Greece reached agreement with its eurozone creditors on Friday for a four-month loan extension that staves off the prospect of sovereign default and a possible Greek exit from the currency union when its bailout money runs out by the end of this month.
The deal falls short of the six-month extension Greece had requested but should give its new far-left government breathing space to negotiate debt relief — something Northern European countries, including Germany, have ruled out.
Friday’s agreement came after several rounds of talks between eurozone finance ministers during which Greece’s Yanis Varoufakis insisted his country would no longer be tied down to demands for budget cuts and economic reforms.
Varoufakis seemed to have given in on Friday with eurozone officials saying Greece was due to submit a letter on Monday listening the policies it plans to enact during the remainder of the bailout period to ensure compliance.
Germany in particular was adamant that Greece should honor the conditions of its bailout. Finance Minister Wolfgang Schäuble told ZDF television earlier this week, “It’s not about extending a credit program but about whether this bailout program will be fulfilled, yes or no.”

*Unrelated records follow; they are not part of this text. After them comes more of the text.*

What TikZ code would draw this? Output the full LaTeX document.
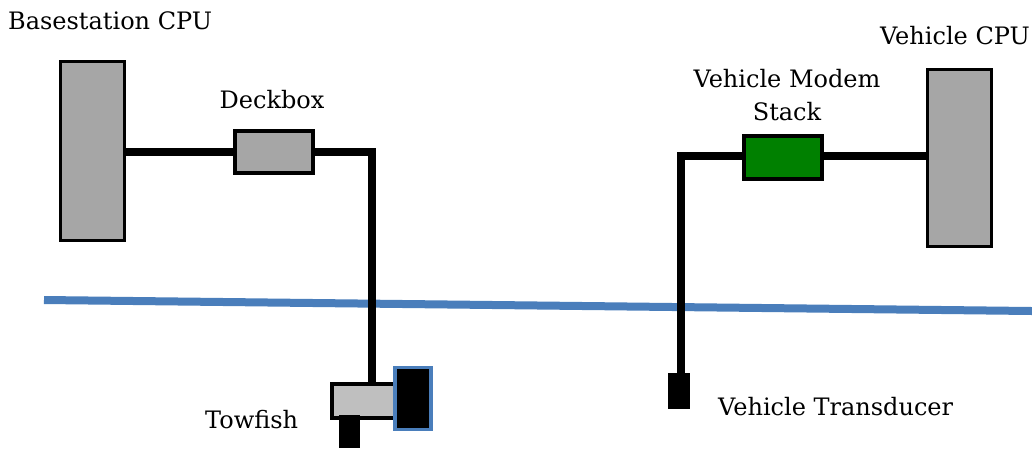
\documentclass[tikz,border=0pt]{standalone}
\usepackage{fontspec}
\setmainfont{DejaVu Serif}
\begin{document}
\begin{tikzpicture}[x=1pt,y=-1pt,
  cpu/.style={draw=black,line width=3.5pt,fill=cpugray,inner sep=0pt},
  box/.style={draw=black,line width=4pt,inner sep=0pt},
  cable/.style={line width=8pt,draw=black},
  lbl/.style={font=\fontsize{24}{33}\selectfont,inner sep=0pt}]
\definecolor{cpugray}{HTML}{A6A6A6}
\definecolor{towgray}{HTML}{BFBFBF}
\definecolor{seablue}{HTML}{4A7EBB}
\definecolor{modemgreen}{HTML}{008000}
\useasboundingbox (0,0) rectangle (1032,448);
% water line
\draw[line width=8pt,seablue] (44,300) -- (1032,311);
% boxes
\node[cpu,minimum width=64pt,minimum height=179pt] (bcpu) at (92.5,151) {};
\node[cpu,minimum width=64pt,minimum height=177pt] (vcpu) at (959.5,158) {};
\node[box,fill=cpugray,minimum width=78pt,minimum height=42pt] (deck) at (273.5,151.5) {};
\node[box,fill=modemgreen,minimum width=78pt,minimum height=43pt] (modem) at (782.5,157) {};
% towfish
\node[box,fill=towgray,minimum width=63pt,minimum height=34pt,anchor=north west] (tow) at (330,382) {};
\fill (339,415) rectangle (360,448);
\node[draw=seablue,line width=3.5pt,fill=black,minimum width=36pt,minimum height=62pt,inner sep=0pt] (towhead) at (413,398.5) {};
% transducer
\node[fill=black,minimum width=22pt,minimum height=36pt,inner sep=0pt] (trans) at (679,391) {};
% cables
\coordinate (dturn) at (372,152);
\coordinate (mturn) at (681,156);
\draw[cable] (bcpu.east |- dturn) -- (deck.west |- dturn);
\draw[cable,line join=miter] (deck.east |- dturn) -- (dturn) -- (tow.north -| dturn);
\draw[cable] (modem.east |- mturn) -- (vcpu.west |- mturn);
\draw[cable,line join=miter] (modem.west |- mturn) -- (mturn) -- (trans.north -| mturn);
% labels
\node[lbl,anchor=base west] (lb1) at (8,29) {Basestation CPU};
\node[lbl,anchor=base] (lb2) at (272,108) {Deckbox};
\node[lbl,align=center,anchor=base] (lb3) at (787,120) {Vehicle Modem\\Stack};
\node[lbl,anchor=base east] (lb4) at (1030,44) {Vehicle CPU};
\node[lbl,anchor=base west] (lb5) at (205,428) {Towfish};
\node[lbl,anchor=base west] (lb6) at (718,415) {Vehicle Transducer};
\end{tikzpicture}
\end{document}
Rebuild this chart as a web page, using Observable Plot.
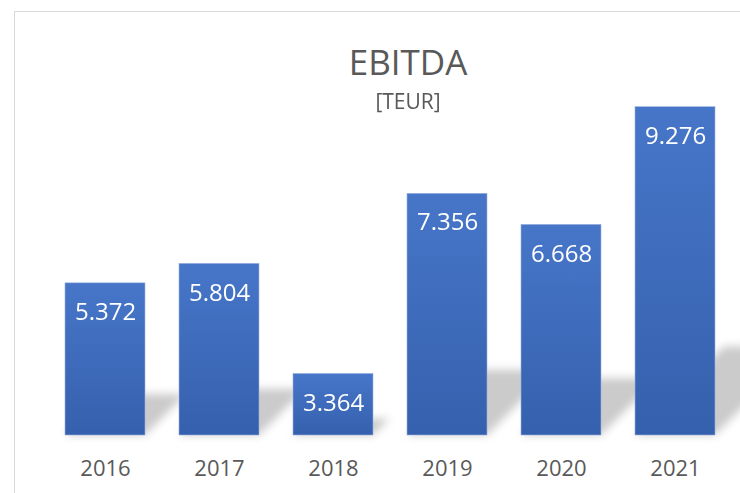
<!DOCTYPE html>
<html>
<head>
<meta charset="utf-8">
<script src="https://cdn.jsdelivr.net/npm/d3@7"></script>
<script src="https://cdn.jsdelivr.net/npm/@observablehq/plot@0.6"></script>
<style>
  html, body { margin: 0; padding: 0; background: #fff; overflow: hidden; }
  #wrap { position: relative; width: 740px; height: 493px; overflow: hidden; font-family: "Open Sans", sans-serif; }
  #frame { position: absolute; left: 14px; top: 11px; width: 800px; height: 520px; border-left: 1px solid #d9d9d9; border-top: 1px solid #d9d9d9; box-sizing: border-box; }
  .ttl { position: absolute; left: 408px; transform: translateX(-50%); color: #595959; white-space: nowrap; line-height: 1; }
  #title { top: 44px; font-size: 35px; }
  #subtitle { top: 91px; font-size: 21px; }
  #chart { position: absolute; left: 0; top: 0; }
</style>
</head>
<body>
<div id="wrap">
  <div id="frame"></div>
  <div id="chart"></div>
  <div id="title" class="ttl">EBITDA</div>
  <div id="subtitle" class="ttl">[TEUR]</div>
</div>
<script>
const years = ["2016", "2017", "2018", "2019", "2020", "2021"];
const ebitda = [5372, 5804, 3364, 7356, 6668, 9276];
const yMin = 2000;
const yMax = 10000;

const data = years.map((y, i) => ({year: y, value: ebitda[i]}));
const de = d3.formatLocale({decimal: ",", thousands: ".", grouping: [3], currency: ["", " €"]});
const fmt = de.format(",.0f");

const plot = Plot.plot({
  width: 740,
  height: 493,
  marginLeft: 46,
  marginRight: 5,
  marginTop: 74,
  marginBottom: 58,
  style: {fontFamily: "'Open Sans', sans-serif", background: "transparent"},
  x: {domain: years, paddingInner: 0.296, paddingOuter: 0.148, label: null},
  y: {domain: [yMin, yMax], axis: null},
  marks: [
    Plot.rectY(data, {x: "year", y1: yMin, y2: "value", fill: "#cbcbcb"}),
    Plot.rectY(data, {x: "year", y1: yMin, y2: "value", fill: "#4472c4", stroke: "#9db3de", strokeWidth: 0.6}),
    Plot.text(data, {x: "year", y: "value", text: d => fmt(d.value), dy: 29, fill: "white", fontSize: 24}),
    Plot.axisX({tickSize: 0, tickPadding: 25, fontSize: 22, fill: "#595959", label: null})
  ]
});

const svg = d3.select(plot);
const defs = svg.insert("defs", ":first-child");
const grad = defs.append("linearGradient").attr("id", "barGrad").attr("x1", 0).attr("y1", 0).attr("x2", 0).attr("y2", 1);
grad.append("stop").attr("offset", "0%").attr("stop-color", "#4776c9");
grad.append("stop").attr("offset", "100%").attr("stop-color", "#3560ad");
const f = defs.append("filter").attr("id", "shBlur").attr("x", "-50%").attr("y", "-50%").attr("width", "200%").attr("height", "200%");
f.append("feGaussianBlur").attr("stdDeviation", 4);

const groups = svg.selectAll("g").filter(function() { return d3.select(this).selectAll(":scope > rect").size() === years.length; }).nodes();
const shadowG = d3.select(groups[0]);
const barG = d3.select(groups[1]);

barG.selectAll("rect").attr("fill", "url(#barGrad)");
shadowG.selectAll("rect").each(function() {
  const r = d3.select(this);
  const yb = +r.attr("y") + +r.attr("height");
  r.attr("transform", `translate(0,${yb}) skewX(-45) scale(1,0.27) translate(0,${-yb})`);
});
shadowG.attr("filter", "url(#shBlur)");

document.getElementById("chart").appendChild(plot);
</script>
</body>
</html>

Last month, the Greeks voted the far-left Syriza party into office which promised to reverse the reforms the country has undertaken since 2010 in order to qualify for a total of €240 billion in financial support from other European Union countries and the International Monetary Fund.
Immediately after taking power, Syriza leader Alexis Tsipras, the new prime minister, canceled the privatization of Greece’s largest seaport and its public power utility. He also promised to raise the minimum wage, reinstate pension bonuses and scrap a new property tax, changes that would violate the terms of Greece’s bailout.
Tsipras also wants other European countries to forgive part of Greece’s €315 billion debt, some 90 percent of which is owed to official creditors. Greece’s privately-held debt was already restructured in 2012.